Along with another WHOI biologist, Rich Harbison, Larry pioneered open-ocean scuba diving at WHOI during the mid 1970s in order to collect “jellies” that are too fragile to be netted from ships. It’s easy for divers to lose track of their locations in the open ocean, so Rich and Larry used a tether system early on to be sure they could bring all their divers home.* Larry’s interest in jellies began in 1966 with a salp he saw pickled in a jar as an undergraduate at the University of California (UC), Berkeley. “I was amazed to find out that little was known about how they lived in the ocean.” He’s still expanding the body of knowledge about jellies. Larry did his graduate work with Bill Hamner at UC, Davis, at a time when Hamner’s group was developing near-shore ocean diving techniques to collect their marine specimens. The group undertook an 18-month research adventure to Bimini, where Larry met WHOI biologist Frank Carey. This led to a WHOI postdoc with Rich Harbison.

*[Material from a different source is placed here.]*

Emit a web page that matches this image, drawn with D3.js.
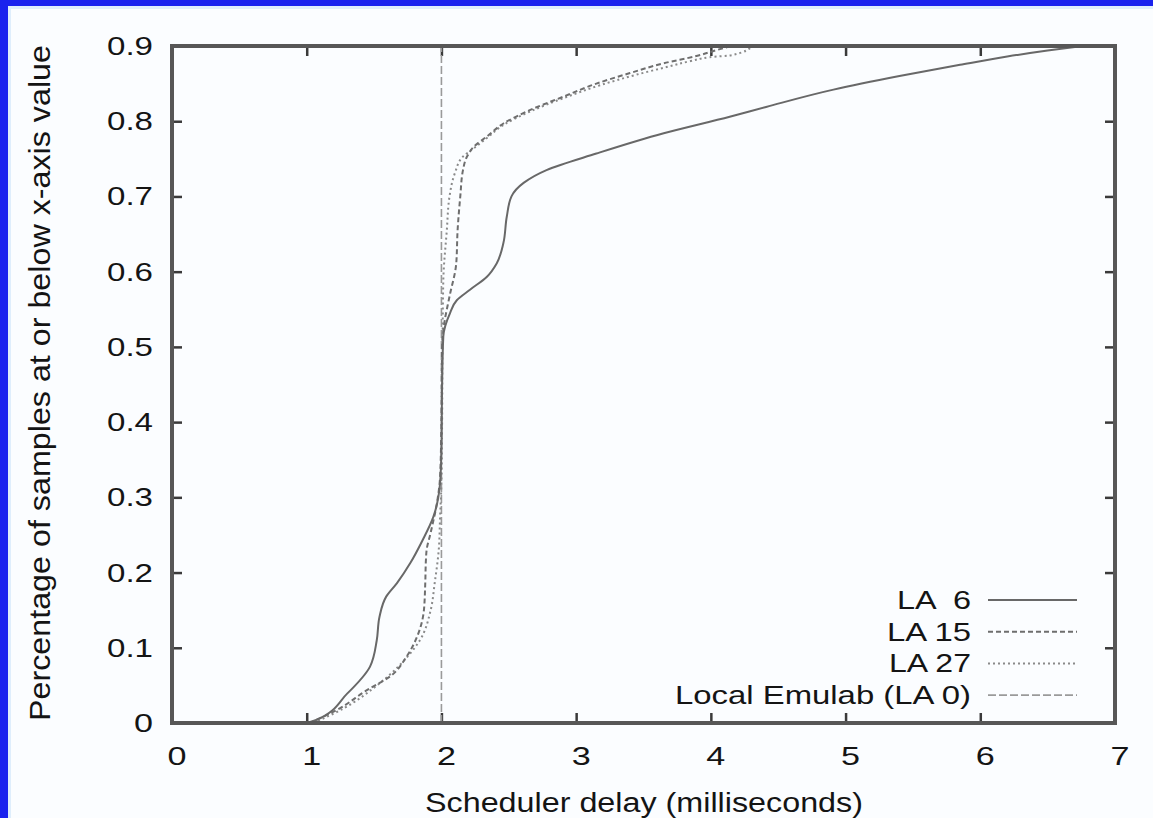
<!DOCTYPE html>
<html>
<head>
<meta charset="utf-8">
<script src="https://cdn.jsdelivr.net/npm/d3@7"></script>
<style>
  body { margin: 0; background: #fff; }
  svg text { font-family: "Liberation Sans", Arial, sans-serif; fill: #141414; }
</style>
</head>
<body>
<svg id="chart" width="1153" height="818"></svg>
<script>
// delay (ms) / fraction of samples
const la6Delay = [1.0, 1.07, 1.30, 1.47, 1.52, 1.54, 1.59, 1.67, 1.77, 1.86, 1.94, 1.99, 2.0, 2.005, 2.014, 2.064, 2.114, 2.212, 2.336, 2.41, 2.46, 2.485, 2.52, 2.61, 2.78, 3.15, 3.65, 4.14, 4.41, 4.91, 5.40, 5.85, 6.2, 6.5, 6.76];
const la6Frac  = [0.0, 0.004, 0.039, 0.075, 0.11, 0.141, 0.168, 0.186, 0.213, 0.243, 0.274, 0.319, 0.363, 0.45, 0.514, 0.545, 0.562, 0.576, 0.593, 0.611, 0.638, 0.673, 0.70, 0.718, 0.735, 0.757, 0.784, 0.806, 0.819, 0.842, 0.860, 0.875, 0.886, 0.894, 0.9];

const la15Delay = [1.02, 1.22, 1.45, 1.62, 1.74, 1.82, 1.87, 1.88, 1.885, 1.89, 1.92, 1.97, 1.99, 2.0, 2.005, 2.02, 2.06, 2.11, 2.12, 2.14, 2.16, 2.19, 2.24, 2.34, 2.46, 2.66, 2.91, 3.15, 3.40, 3.65, 3.90, 4.05, 4.15];
const la15Frac  = [0.0, 0.017, 0.044, 0.062, 0.088, 0.115, 0.15, 0.186, 0.217, 0.23, 0.253, 0.296, 0.327, 0.40, 0.50, 0.53, 0.567, 0.611, 0.655, 0.70, 0.735, 0.753, 0.766, 0.78, 0.797, 0.815, 0.833, 0.85, 0.864, 0.877, 0.887, 0.895, 0.9];

const la27Delay = [1.05, 1.28, 1.50, 1.68, 1.78, 1.84, 1.92, 1.95, 1.98, 1.99, 2.0, 2.005, 2.008, 2.014, 2.04, 2.06, 2.10, 2.16, 2.24, 2.34, 2.46, 2.66, 2.91, 3.18, 3.45, 3.67, 3.85, 3.99, 4.16, 4.31];
const la27Frac  = [0.0, 0.02, 0.047, 0.075, 0.095, 0.11, 0.15, 0.186, 0.23, 0.274, 0.319, 0.40, 0.50, 0.589, 0.655, 0.70, 0.731, 0.753, 0.764, 0.778, 0.795, 0.813, 0.831, 0.848, 0.862, 0.872, 0.88, 0.885, 0.888, 0.9];

const localDelay = [2.0, 2.0];
const localFrac  = [0.0, 0.9];

const seriesNames = ["LA  6", "LA 15", "LA 27", "Local Emulab (LA 0)"];
const xTicks = [0, 1, 2, 3, 4, 5, 6, 7];
const yTicks = [0, 0.1, 0.2, 0.3, 0.4, 0.5, 0.6, 0.7, 0.8, 0.9];

const xTitle = "Scheduler delay (milliseconds)";
const yTitle = "Percentage of samples at or below x-axis value";

const svg = d3.select("#chart");

// blue frame of the slide (left and top only)
svg.append("rect").attr("x", 0).attr("y", 0).attr("width", 1153).attr("height", 818).attr("fill", "#fbfdff");
svg.append("rect").attr("x", 0).attr("y", 0).attr("width", 8).attr("height", 818).attr("fill", "#1a22ee");
svg.append("rect").attr("x", 0).attr("y", 0).attr("width", 1153).attr("height", 6).attr("fill", "#1a22ee");
svg.append("rect").attr("x", 8).attr("y", 6).attr("width", 3).attr("height", 812).attr("fill", "#dfeefc");
svg.append("rect").attr("x", 8).attr("y", 6).attr("width", 1145).attr("height", 3).attr("fill", "#dfeefc");

const pLeft = 172, pRight = 1115, pTop = 46, pBottom = 723;

const x = d3.scaleLinear().domain([0, 7]).range([pLeft, pRight]);
const y = d3.scaleLinear().domain([0, 0.9]).range([pBottom, pTop]);

// ticks, gnuplot style: inward and mirrored
const tickLen = 10;
const axisStyle = sel => {
  sel.select(".domain").remove();
  sel.selectAll(".tick line").attr("stroke", "#3a3a3a").attr("stroke-width", 2.5);
  sel.selectAll(".tick text").remove();
};

svg.append("g").attr("transform", `translate(0,${pBottom})`)
  .call(d3.axisBottom(x).tickValues(xTicks).tickSizeInner(-tickLen).tickSizeOuter(0))
  .call(axisStyle);
svg.append("g").attr("transform", `translate(0,${pTop})`)
  .call(d3.axisTop(x).tickValues(xTicks).tickSizeInner(-tickLen).tickSizeOuter(0))
  .call(axisStyle);
svg.append("g").attr("transform", `translate(${pLeft},0)`)
  .call(d3.axisLeft(y).tickValues(yTicks).tickSizeInner(-tickLen).tickSizeOuter(0))
  .call(axisStyle);
svg.append("g").attr("transform", `translate(${pRight},0)`)
  .call(d3.axisRight(y).tickValues(yTicks).tickSizeInner(-tickLen).tickSizeOuter(0))
  .call(axisStyle);

// tick labels (the source picture is stretched sideways, so force widths)
svg.append("g").selectAll("text").data(xTicks).join("text")
  .attr("x", d => x(d) + 5)
  .attr("y", pBottom + 42)
  .attr("text-anchor", "middle")
  .attr("font-size", 25)
  .attr("textLength", 19)
  .attr("lengthAdjust", "spacingAndGlyphs")
  .text(d => d);

svg.append("g").selectAll("text").data(yTicks).join("text")
  .attr("x", 153)
  .attr("y", d => y(d) + 9)
  .attr("text-anchor", "end")
  .attr("font-size", 25)
  .attr("textLength", d => d === 0 ? 19 : 46)
  .attr("lengthAdjust", "spacingAndGlyphs")
  .text(d => d === 0 ? "0" : d3.format(".1f")(d));

// axis titles
svg.append("text")
  .attr("x", 644).attr("y", 812)
  .attr("text-anchor", "middle")
  .attr("font-size", 27)
  .attr("textLength", 438)
  .attr("lengthAdjust", "spacingAndGlyphs")
  .text(xTitle);

svg.append("text")
  .attr("transform", "translate(50,383) rotate(-90)")
  .attr("text-anchor", "middle")
  .attr("font-size", 29)
  .attr("textLength", 676)
  .attr("lengthAdjust", "spacingAndGlyphs")
  .text(yTitle);

// curves
svg.append("clipPath").attr("id", "plotclip")
  .append("rect").attr("x", pLeft).attr("y", pTop - 1).attr("width", pRight - pLeft).attr("height", pBottom - pTop + 1);

const series = [
  { name: seriesNames[0], xs: la6Delay,   ys: la6Frac,   color: "#686868", dash: null,  w: 2 },
  { name: seriesNames[1], xs: la15Delay,  ys: la15Frac,  color: "#6e6e6e", dash: "5,3", w: 2 },
  { name: seriesNames[2], xs: la27Delay,  ys: la27Frac,  color: "#8a8a8a", dash: "2,3", w: 2 },
  { name: seriesNames[3], xs: localDelay, ys: localFrac, color: "#9a9a9a", dash: "8,3", w: 1.6 }
];

const line = d3.line()
  .x(d => x(d[0]))
  .y(d => y(d[1]))
  .curve(d3.curveMonotoneY);

const plot = svg.append("g").attr("clip-path", "url(#plotclip)");
series.slice().reverse().forEach(s => {
  plot.append("path")
    .datum(d3.zip(s.xs, s.ys))
    .attr("fill", "none")
    .attr("stroke", s.color)
    .attr("stroke-width", s.w)
    .attr("stroke-dasharray", s.dash)
    .attr("d", line);
});

// frame
svg.append("rect")
  .attr("x", pLeft).attr("y", pTop)
  .attr("width", pRight - pLeft).attr("height", pBottom - pTop)
  .attr("fill", "none")
  .attr("stroke", "#575757")
  .attr("stroke-width", 4);

// legend
const legendLabelW = [74, 84, 82, 296];
const legend = svg.append("g");
series.forEach((s, i) => {
  const ly = 600 + i * 31.7;
  legend.append("text")
    .attr("x", 971).attr("y", ly + 9)
    .attr("text-anchor", "end")
    .attr("font-size", 25)
    .attr("textLength", legendLabelW[i])
    .attr("lengthAdjust", "spacingAndGlyphs")
    .style("white-space", "pre")
    .text(s.name);
  legend.append("line")
    .attr("x1", 988).attr("x2", 1077)
    .attr("y1", ly).attr("y2", ly)
    .attr("stroke", s.color)
    .attr("stroke-width", s.w)
    .attr("stroke-dasharray", s.dash);
});
</script>
</body>
</html>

Their first open-ocean diving cruise was aboard R/V Knorr in 1973, and Captain Hiller was not enthusiastic about sending a boatload of divers away from the ship. (The objective is get away from the noise and disturbance of the large vessel.) “Two large nets and a couple of other things had already been lost on that trip,” Larry says, “and Hiller didn’t want any members of the scientific party to join that list. Eventually we got away in a Zodiac, and captured our first open-ocean specimens.” Their early work showed that jellies form a large component of the plankton and are important factors in the oceanic system. Later, they extended their reach deeper by using submersibles to observe and collect their fragile specimens, and they have contributed substantially to knowledge of blue-water plankton and ecosystems.

Larry served as chair of the Biology Department from 1996 to 2000, when he was named director of the Ocean Life Institute. His interests currently include both polar and tropical oceans. He has made one expedition to study salps in Antarctic waters and is planning another, and he is also organizing WHOI participation in a new tropical laboratory in Panama.